The National Weather Service said the heaviest rain should fall from Cooperstown, N.D., through Grand Forks to Waskish, Minn., and the heavy rain band will be about 100 miles wide, though the storm track could shift a bit to the north or south.
Because some areas still have nearly saturated soils from flooding earlier this spring, rainfall may run off and cause some area rivers and streams to rise again.
Ponding of water in poorly drained areas is also likely, and people living near rivers and streams should monitor this situation. Forecasters urged people to stay tuned to the Weather Service to listen for updates and later statements on this heavy rain event.

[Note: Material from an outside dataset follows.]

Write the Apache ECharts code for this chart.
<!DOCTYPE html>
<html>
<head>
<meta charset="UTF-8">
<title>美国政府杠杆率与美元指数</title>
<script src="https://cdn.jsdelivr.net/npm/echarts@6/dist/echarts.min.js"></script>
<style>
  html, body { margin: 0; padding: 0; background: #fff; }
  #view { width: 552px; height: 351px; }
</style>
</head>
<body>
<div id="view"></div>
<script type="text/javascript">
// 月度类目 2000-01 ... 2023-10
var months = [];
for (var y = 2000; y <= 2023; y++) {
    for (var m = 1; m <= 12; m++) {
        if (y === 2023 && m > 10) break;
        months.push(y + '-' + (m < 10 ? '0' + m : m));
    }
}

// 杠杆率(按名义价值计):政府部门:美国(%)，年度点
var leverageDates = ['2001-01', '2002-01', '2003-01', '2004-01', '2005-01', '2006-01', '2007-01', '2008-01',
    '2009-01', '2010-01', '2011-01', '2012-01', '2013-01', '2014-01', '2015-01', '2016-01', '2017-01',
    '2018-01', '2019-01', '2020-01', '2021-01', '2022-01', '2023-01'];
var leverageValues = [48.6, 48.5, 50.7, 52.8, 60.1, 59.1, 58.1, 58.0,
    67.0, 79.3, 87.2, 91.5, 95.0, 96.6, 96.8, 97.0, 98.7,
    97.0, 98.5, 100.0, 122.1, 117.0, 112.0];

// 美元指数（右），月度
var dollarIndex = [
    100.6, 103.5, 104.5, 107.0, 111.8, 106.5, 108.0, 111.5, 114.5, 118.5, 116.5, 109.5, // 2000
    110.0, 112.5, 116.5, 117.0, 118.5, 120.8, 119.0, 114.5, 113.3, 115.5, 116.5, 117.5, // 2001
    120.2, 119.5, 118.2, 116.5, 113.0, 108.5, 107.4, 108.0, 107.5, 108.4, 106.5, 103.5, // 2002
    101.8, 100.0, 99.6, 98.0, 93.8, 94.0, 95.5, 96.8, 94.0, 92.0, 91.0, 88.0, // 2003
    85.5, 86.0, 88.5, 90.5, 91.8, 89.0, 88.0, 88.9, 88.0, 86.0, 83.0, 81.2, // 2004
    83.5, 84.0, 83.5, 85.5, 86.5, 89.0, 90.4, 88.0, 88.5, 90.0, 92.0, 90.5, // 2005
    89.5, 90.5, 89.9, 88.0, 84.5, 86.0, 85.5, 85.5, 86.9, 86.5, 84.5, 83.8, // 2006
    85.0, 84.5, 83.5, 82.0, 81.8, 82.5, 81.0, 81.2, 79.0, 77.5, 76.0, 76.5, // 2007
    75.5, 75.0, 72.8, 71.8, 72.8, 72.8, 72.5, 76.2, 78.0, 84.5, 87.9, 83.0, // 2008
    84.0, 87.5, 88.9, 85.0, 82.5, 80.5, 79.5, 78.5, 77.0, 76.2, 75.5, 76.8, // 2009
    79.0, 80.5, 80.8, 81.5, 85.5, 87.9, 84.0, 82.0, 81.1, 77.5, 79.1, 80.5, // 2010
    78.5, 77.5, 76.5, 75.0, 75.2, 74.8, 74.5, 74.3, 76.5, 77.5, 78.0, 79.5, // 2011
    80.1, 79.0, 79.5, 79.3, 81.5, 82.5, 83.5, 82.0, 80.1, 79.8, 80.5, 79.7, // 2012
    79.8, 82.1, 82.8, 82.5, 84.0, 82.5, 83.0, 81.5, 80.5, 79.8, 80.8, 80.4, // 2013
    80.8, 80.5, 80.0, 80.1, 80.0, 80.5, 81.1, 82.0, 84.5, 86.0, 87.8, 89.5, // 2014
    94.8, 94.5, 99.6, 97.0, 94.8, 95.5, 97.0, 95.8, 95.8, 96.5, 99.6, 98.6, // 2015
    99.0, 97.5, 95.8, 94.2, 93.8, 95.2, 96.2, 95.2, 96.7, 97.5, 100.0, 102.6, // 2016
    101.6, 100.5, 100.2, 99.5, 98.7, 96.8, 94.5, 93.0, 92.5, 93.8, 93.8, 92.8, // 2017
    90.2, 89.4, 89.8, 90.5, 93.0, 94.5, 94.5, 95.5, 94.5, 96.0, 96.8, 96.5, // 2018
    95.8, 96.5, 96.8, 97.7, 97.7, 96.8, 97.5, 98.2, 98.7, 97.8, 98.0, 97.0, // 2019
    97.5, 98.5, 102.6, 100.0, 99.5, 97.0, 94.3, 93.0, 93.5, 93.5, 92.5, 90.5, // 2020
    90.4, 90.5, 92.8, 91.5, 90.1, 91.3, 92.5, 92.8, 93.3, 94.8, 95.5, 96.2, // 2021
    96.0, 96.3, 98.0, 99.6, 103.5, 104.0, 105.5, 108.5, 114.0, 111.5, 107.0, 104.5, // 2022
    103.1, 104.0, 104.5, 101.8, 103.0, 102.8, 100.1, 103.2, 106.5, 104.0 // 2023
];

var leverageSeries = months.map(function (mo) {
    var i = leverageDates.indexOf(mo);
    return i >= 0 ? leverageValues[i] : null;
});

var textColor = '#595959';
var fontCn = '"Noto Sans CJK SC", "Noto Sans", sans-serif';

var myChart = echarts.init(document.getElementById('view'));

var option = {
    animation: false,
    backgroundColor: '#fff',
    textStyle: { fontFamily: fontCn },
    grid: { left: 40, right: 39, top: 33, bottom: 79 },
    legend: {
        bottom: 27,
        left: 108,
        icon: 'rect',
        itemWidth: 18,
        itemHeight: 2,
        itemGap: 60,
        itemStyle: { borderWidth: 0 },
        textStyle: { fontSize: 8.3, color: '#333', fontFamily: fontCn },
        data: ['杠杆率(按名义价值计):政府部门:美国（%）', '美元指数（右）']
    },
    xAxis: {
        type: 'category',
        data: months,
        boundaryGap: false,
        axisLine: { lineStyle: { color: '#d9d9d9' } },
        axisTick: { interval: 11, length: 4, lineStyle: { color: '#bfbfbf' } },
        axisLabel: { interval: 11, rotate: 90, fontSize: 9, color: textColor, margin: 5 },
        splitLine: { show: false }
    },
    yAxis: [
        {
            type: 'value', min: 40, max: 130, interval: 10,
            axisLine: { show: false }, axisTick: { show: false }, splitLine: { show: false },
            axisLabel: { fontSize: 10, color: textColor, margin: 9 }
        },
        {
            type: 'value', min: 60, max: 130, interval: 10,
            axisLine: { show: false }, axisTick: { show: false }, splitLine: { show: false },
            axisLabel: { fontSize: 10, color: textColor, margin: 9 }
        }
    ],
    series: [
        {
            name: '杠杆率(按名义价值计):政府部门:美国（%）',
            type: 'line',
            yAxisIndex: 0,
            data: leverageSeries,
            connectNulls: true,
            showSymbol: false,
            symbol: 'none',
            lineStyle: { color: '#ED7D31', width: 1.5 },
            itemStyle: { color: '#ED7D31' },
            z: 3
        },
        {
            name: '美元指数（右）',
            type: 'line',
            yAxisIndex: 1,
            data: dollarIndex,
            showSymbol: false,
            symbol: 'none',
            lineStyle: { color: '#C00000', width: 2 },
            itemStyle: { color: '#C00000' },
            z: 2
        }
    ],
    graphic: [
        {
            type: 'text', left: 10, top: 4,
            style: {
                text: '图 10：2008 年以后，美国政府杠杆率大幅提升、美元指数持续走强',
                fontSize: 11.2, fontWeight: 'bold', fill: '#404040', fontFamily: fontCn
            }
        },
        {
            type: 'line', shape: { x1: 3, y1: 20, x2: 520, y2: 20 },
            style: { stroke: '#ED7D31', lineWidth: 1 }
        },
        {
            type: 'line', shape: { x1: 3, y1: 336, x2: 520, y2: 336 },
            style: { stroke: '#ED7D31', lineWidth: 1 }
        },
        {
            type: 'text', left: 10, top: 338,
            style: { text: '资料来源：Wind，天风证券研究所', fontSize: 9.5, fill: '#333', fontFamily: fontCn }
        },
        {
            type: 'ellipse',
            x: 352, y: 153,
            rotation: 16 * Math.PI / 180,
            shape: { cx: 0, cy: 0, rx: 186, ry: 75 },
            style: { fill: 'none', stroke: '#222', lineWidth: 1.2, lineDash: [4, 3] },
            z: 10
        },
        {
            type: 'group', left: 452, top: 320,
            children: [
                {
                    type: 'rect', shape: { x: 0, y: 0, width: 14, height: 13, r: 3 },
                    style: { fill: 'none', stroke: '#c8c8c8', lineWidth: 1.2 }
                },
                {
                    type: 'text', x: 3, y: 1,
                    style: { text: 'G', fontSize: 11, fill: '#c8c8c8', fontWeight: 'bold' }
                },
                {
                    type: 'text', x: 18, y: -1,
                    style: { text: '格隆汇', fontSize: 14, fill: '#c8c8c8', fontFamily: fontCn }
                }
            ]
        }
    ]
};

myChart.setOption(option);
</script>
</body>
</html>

Forecasters said the slow-moving low-pressure trough causing the rain will move out of the Rocky Mountains tonight. Strong low-level winds will bring abundant moisture northward from the Gulf of Mexico, helping to fuel the heavy rainfall. The system is expected to exit the region by Tuesday
Showers and thunderstorms will move in tonight, with heavy rain possible after midnight and during the day Monday. Lows tonight will be in the upper 40s, with a 90 percent chance of precipitation.
The rest of the week looks to be mostly nice, with highs in the mid-60s on Tuesday, the low to mid-70s on Wednesday and Thursday, the upper 60s on Friday and the low to mid-70s on Saturday. There's a slight chance of showers and thunderstorms Friday, forecasters said.